In the analytics department battle, I am pro-centralized
Part 1: Weaknesses in a decentralized system
When I initially structured my agency analytics department in 2017, I had no choice but to make it decentralized. I was given a large access to the state’s Cloudera Hadoop platform, modern ingestion tools, and several petabytes of space. I had no staff at the time, yet there was a pressing need to quickly ramp up operations. I am also not a full stack developer. My back-end skills at the time were that of a true circa-2009 analyst — writing SQL, pulling from source systems to local tables, and then using BI software to create visuals, reports, and analyses.
Commence scavenger mode. I pulled in some DBAs from the IT department, a couple key SMEs, technical staff from our major vendor, and the developers of the state BI platform. From there, it was a matter of drawing up schematics and hoping that departments could spare the time to approve connection requests, blow through firewalls, and help build the ingestion segments.
There was also plenty of begging involved: for time, for precious resources, and to get into the development pipeline — period. Once the jobs were done, it was a painfully slow matter of making change requests as they were needed. With an on-site centralized data engineer, there would have been much more responsiveness, but you fight with the army you have.
From there, I acquired and distributed nine Tableau licenses throughout the agency. Truthfully, maybe three or four of those licenses were in good hands. The other five were handed out in a manner that kept departments happy. In a centralized model, the analytics department staff would get the licenses, and they would have been used optimally.

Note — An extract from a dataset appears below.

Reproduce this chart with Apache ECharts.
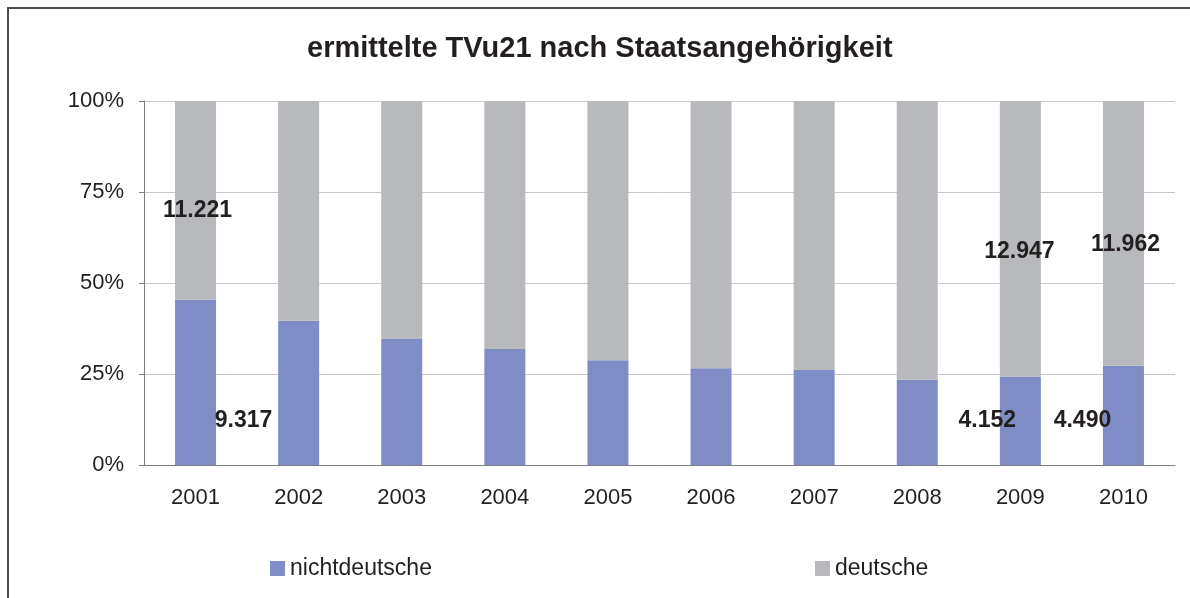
<!DOCTYPE html>
<html>
<head>
<meta charset="utf-8">
<script src="https://cdn.jsdelivr.net/npm/echarts@6/dist/echarts.min.js"></script>
<style>
  html, body { margin: 0; padding: 0; background: #fff; }
  #chart { width: 1190px; height: 598px; }
</style>
</head>
<body>
<div id="chart"></div>
<script>
// Jahre
var years = ['2001', '2002', '2003', '2004', '2005', '2006', '2007', '2008', '2009', '2010'];
// Anteile in Prozent
var nichtdeutschePct = [45.4, 39.6, 34.6, 31.9, 28.8, 26.6, 26.1, 23.4, 24.3, 27.3];
var deutschePct = [54.6, 60.4, 65.4, 68.1, 71.2, 73.4, 73.9, 76.6, 75.7, 72.7];
// absolute Zahlen, nur wo beschriftet
var nichtdeutscheAnzahl = ['9.317', null, null, null, null, null, null, null, '4.152', '4.490'];
var deutscheAnzahl = ['11.221', null, null, null, null, null, null, null, '12.947', '11.962'];

var yTicks = [0, 25, 50, 75, 100];

var chart = echarts.init(document.getElementById('chart'));

// Beschriftungen sitzen im Original etwas neben den Balken
var nichtOffsets = [[48, 38], null, null, null, null, null, null, null, [-33, 0], [-41, 5]];
var deutschOffsets = [[2, 10], null, null, null, null, null, null, null, [-1, 13], [2, 11]];

function makeData(values, labels, offsets) {
  return values.map(function (v, i) {
    var item = { value: v };
    if (labels[i]) {
      item.label = {
        show: true,
        position: 'inside',
        offset: offsets[i],
        formatter: labels[i],
        fontFamily: 'Liberation Sans, Arial, sans-serif',
        fontWeight: 'bold',
        fontSize: 23,
        color: '#231f20'
      };
    }
    return item;
  });
}

var option = {
  backgroundColor: '#ffffff',
  animation: false,
  title: {
    text: 'ermittelte TVu21 nach Staatsangehörigkeit',
    left: 302,
    top: 29,
    textStyle: {
      fontFamily: 'Liberation Sans, Arial, sans-serif',
      fontWeight: 'bold',
      fontSize: 29,
      color: '#231f20'
    }
  },
  graphic: [
    {
      type: 'polyline',
      shape: { points: [[8, 598], [8, 8], [1190, 8]] },
      style: { stroke: '#4d4d4d', lineWidth: 2, fill: null }
    }
  ],
  legend: [
    {
      data: ['nichtdeutsche'],
      left: 265,
      top: 552,
      itemWidth: 15,
      itemHeight: 15,
      itemGap: 6,
      icon: 'rect',
      textStyle: { fontFamily: 'Liberation Sans, Arial, sans-serif', fontSize: 23, color: '#231f20' }
    },
    {
      data: ['deutsche'],
      left: 810,
      top: 552,
      itemWidth: 15,
      itemHeight: 15,
      itemGap: 6,
      icon: 'rect',
      textStyle: { fontFamily: 'Liberation Sans, Arial, sans-serif', fontSize: 23, color: '#231f20' }
    }
  ],
  grid: {
    left: 144,
    right: 15,
    top: 101,
    bottom: 133
  },
  xAxis: {
    type: 'category',
    data: years,
    axisLine: { lineStyle: { color: '#7f7f7f', width: 1 } },
    axisTick: { length: 7, lineStyle: { color: '#7f7f7f' } },
    axisLabel: {
      margin: 22,
      fontFamily: 'Liberation Sans, Arial, sans-serif',
      fontSize: 22,
      color: '#231f20'
    }
  },
  yAxis: {
    type: 'value',
    min: yTicks[0],
    max: yTicks[yTicks.length - 1],
    interval: 25,
    axisLine: { show: true, lineStyle: { color: '#7f7f7f', width: 1 } },
    axisTick: { show: true, length: 5, lineStyle: { color: '#7f7f7f' } },
    splitLine: { lineStyle: { color: '#c8c8c8', width: 1 } },
    axisLabel: {
      margin: 20,
      formatter: '{value}%',
      fontFamily: 'Liberation Sans, Arial, sans-serif',
      fontSize: 22,
      color: '#231f20'
    }
  },
  series: [
    {
      name: 'nichtdeutsche',
      type: 'bar',
      stack: 'total',
      barWidth: 41,
      itemStyle: { color: '#808cc5' },
      data: makeData(nichtdeutschePct, nichtdeutscheAnzahl, nichtOffsets)
    },
    {
      name: 'deutsche',
      type: 'bar',
      stack: 'total',
      barWidth: 41,
      itemStyle: { color: '#b8b9bd' },
      data: makeData(deutschePct, deutscheAnzahl, deutschOffsets)
    }
  ]
};

chart.setOption(option);
</script>
</body>
</html>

In my attempts to be fiscally prudent, the licenses were issued with a warning that I’d be monitoring software usage levels. Employees who didn’t utilize their software would lose it, and the seat would be reassigned. I followed through with this threat by receiving periodic IT reports of the users’ Tableau software versions. Users with a software version more than a year old would get a nudge. Users who continued to avoid an update would get their seat pulled and reassigned. About a year in, I finally got a mostly-solid set of staff members with licenses.
But this was the worst part of the decentralized model: I was a trained analyst, not an engineer. Table transformations were farmed outside the organization and the final vision of curated data sets was not achieved. Decentralization meant playing office politics, which is just redistributing data misery.
Ultimately, I see decentralized analytics functions as a Step 1 in analytics maturity.
There are so many practical downsides to the decentralized model:
- So much harder to hire critical staff
- Nearly impossible to enforce minimum standards
- A Tableau license alone does not make a marketing specialist a data analyst
Rather, for the purposes of decidedly quashing office politics and establishing and executing a singular vision, it’s better to centralize. I’ll cover that topic in a future post.